**What is needed**: Copy out all the lines where "Convert" shows up.

**Records provided**:
>>>>>

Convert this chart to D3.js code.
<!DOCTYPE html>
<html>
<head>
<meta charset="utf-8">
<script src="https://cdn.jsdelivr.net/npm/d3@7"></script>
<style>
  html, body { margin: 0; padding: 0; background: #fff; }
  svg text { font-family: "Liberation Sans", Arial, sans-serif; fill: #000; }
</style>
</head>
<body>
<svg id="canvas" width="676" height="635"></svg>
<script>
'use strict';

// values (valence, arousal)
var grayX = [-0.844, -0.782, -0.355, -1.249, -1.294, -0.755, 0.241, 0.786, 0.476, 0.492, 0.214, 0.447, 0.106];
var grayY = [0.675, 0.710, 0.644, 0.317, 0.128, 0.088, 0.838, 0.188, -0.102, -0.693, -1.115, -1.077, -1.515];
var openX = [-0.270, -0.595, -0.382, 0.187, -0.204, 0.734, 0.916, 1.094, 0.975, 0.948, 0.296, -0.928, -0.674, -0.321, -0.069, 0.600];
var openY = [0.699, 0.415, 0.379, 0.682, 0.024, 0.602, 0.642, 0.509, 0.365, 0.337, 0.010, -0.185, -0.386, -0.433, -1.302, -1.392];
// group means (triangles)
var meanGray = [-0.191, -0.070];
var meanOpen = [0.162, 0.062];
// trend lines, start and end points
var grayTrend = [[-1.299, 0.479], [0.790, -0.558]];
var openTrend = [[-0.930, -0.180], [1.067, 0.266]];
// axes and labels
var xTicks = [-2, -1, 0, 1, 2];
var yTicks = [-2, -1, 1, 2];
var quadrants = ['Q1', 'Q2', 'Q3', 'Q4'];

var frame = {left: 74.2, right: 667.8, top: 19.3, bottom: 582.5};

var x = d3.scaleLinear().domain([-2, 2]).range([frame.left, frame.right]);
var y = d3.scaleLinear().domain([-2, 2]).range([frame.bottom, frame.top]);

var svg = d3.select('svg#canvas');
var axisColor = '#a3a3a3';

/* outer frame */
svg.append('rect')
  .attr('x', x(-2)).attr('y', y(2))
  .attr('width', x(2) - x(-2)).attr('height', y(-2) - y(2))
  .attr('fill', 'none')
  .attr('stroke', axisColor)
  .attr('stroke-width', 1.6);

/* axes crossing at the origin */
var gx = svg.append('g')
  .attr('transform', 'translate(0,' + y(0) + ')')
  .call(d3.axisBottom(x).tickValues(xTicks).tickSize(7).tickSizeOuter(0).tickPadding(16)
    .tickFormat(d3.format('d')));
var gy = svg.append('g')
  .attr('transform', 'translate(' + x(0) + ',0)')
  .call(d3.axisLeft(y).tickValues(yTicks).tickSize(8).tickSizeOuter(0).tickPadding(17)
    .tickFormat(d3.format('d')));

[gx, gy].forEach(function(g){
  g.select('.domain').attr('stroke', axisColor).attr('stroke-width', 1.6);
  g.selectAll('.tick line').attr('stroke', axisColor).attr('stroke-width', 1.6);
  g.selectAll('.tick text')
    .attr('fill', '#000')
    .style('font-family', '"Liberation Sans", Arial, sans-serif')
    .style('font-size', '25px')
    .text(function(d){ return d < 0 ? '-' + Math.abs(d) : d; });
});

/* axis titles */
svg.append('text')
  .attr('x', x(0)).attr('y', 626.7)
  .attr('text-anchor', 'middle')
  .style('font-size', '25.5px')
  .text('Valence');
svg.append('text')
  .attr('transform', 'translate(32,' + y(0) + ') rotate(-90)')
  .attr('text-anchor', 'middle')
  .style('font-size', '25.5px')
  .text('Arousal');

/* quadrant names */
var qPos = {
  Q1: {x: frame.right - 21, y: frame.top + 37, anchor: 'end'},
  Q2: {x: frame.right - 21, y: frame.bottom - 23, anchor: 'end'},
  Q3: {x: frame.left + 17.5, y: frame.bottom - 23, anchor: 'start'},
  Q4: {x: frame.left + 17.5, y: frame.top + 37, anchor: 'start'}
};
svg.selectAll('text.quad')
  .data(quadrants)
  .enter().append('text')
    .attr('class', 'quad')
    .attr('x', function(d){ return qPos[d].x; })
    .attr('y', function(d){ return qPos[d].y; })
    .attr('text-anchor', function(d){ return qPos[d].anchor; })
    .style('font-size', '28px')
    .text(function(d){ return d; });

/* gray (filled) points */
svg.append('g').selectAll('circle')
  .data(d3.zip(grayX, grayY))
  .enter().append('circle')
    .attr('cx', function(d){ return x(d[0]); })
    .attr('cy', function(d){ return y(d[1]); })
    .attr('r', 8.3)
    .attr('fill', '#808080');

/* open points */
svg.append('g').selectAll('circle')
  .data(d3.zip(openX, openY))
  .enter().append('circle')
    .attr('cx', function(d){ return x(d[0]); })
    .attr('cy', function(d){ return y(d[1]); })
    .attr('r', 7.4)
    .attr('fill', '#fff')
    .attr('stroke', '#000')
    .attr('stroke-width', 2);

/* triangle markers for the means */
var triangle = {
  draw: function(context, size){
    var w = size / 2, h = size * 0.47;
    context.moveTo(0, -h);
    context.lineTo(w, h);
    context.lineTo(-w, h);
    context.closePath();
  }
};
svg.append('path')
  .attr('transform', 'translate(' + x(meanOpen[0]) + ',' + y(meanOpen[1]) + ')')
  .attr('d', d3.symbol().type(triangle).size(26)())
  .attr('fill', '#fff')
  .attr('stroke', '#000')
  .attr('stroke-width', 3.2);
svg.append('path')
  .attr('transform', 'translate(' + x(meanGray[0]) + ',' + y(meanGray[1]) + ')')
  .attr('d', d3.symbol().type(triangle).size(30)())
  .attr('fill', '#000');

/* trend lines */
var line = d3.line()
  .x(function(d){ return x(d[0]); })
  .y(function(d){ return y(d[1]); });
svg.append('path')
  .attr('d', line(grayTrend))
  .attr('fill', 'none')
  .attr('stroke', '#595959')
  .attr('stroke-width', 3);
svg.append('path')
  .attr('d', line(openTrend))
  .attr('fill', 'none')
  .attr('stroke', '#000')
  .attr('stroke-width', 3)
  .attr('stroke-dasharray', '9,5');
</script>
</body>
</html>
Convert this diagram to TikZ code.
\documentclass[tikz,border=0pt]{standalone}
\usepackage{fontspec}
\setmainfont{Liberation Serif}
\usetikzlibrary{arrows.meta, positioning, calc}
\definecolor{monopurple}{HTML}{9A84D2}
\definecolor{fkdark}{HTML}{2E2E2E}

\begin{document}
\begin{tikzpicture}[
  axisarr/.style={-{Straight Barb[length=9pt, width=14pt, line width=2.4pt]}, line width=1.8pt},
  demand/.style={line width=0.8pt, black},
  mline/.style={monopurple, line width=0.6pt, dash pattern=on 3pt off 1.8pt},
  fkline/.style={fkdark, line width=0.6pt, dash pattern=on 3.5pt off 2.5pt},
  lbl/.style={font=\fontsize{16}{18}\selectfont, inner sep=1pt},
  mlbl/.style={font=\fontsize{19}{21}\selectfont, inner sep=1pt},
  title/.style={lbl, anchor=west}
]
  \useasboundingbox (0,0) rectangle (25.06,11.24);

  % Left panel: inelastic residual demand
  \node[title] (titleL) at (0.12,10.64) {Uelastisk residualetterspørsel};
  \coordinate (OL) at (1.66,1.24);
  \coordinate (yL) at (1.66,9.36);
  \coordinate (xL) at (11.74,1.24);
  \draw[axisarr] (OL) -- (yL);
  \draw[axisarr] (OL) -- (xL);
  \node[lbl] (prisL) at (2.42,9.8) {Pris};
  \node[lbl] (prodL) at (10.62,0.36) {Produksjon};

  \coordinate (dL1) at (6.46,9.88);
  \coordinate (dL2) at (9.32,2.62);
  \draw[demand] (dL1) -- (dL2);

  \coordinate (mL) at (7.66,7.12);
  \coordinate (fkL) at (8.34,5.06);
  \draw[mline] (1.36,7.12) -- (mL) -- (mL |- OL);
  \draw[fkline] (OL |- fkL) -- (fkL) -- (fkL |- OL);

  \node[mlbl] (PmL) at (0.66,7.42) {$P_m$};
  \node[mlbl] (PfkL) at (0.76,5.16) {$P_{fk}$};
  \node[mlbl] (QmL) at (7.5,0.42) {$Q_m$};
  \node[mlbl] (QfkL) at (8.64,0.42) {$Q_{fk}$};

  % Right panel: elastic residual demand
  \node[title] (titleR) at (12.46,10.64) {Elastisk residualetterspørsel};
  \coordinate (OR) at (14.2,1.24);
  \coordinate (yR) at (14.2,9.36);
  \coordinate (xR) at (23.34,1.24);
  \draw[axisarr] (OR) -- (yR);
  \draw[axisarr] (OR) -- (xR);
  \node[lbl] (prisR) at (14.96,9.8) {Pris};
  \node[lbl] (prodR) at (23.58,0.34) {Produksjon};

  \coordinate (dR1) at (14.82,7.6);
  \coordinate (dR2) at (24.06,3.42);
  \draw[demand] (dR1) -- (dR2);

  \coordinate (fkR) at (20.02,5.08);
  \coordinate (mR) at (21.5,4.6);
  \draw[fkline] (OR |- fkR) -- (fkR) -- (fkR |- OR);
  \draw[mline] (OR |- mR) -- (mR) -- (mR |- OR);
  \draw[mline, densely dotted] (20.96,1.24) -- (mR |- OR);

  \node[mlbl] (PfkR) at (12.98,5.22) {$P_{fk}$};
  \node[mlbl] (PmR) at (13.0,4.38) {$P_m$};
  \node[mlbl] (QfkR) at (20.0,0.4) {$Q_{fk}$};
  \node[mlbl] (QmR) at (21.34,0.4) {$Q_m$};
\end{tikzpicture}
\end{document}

<<<<<
>>>>>

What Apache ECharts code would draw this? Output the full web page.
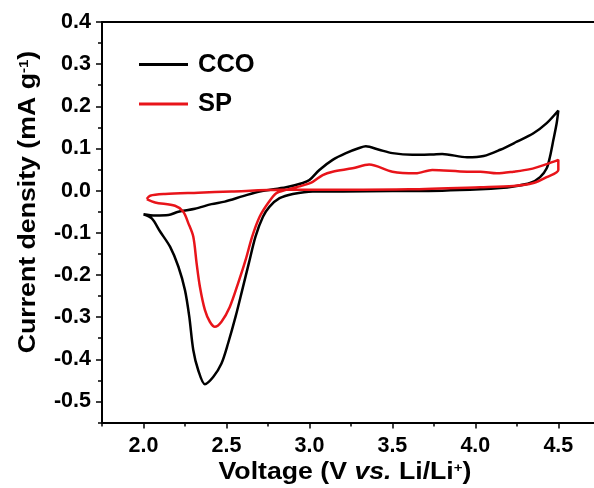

<<<<<

**Full answer**:
Convert this chart to D3.js code.
Convert this diagram to TikZ code.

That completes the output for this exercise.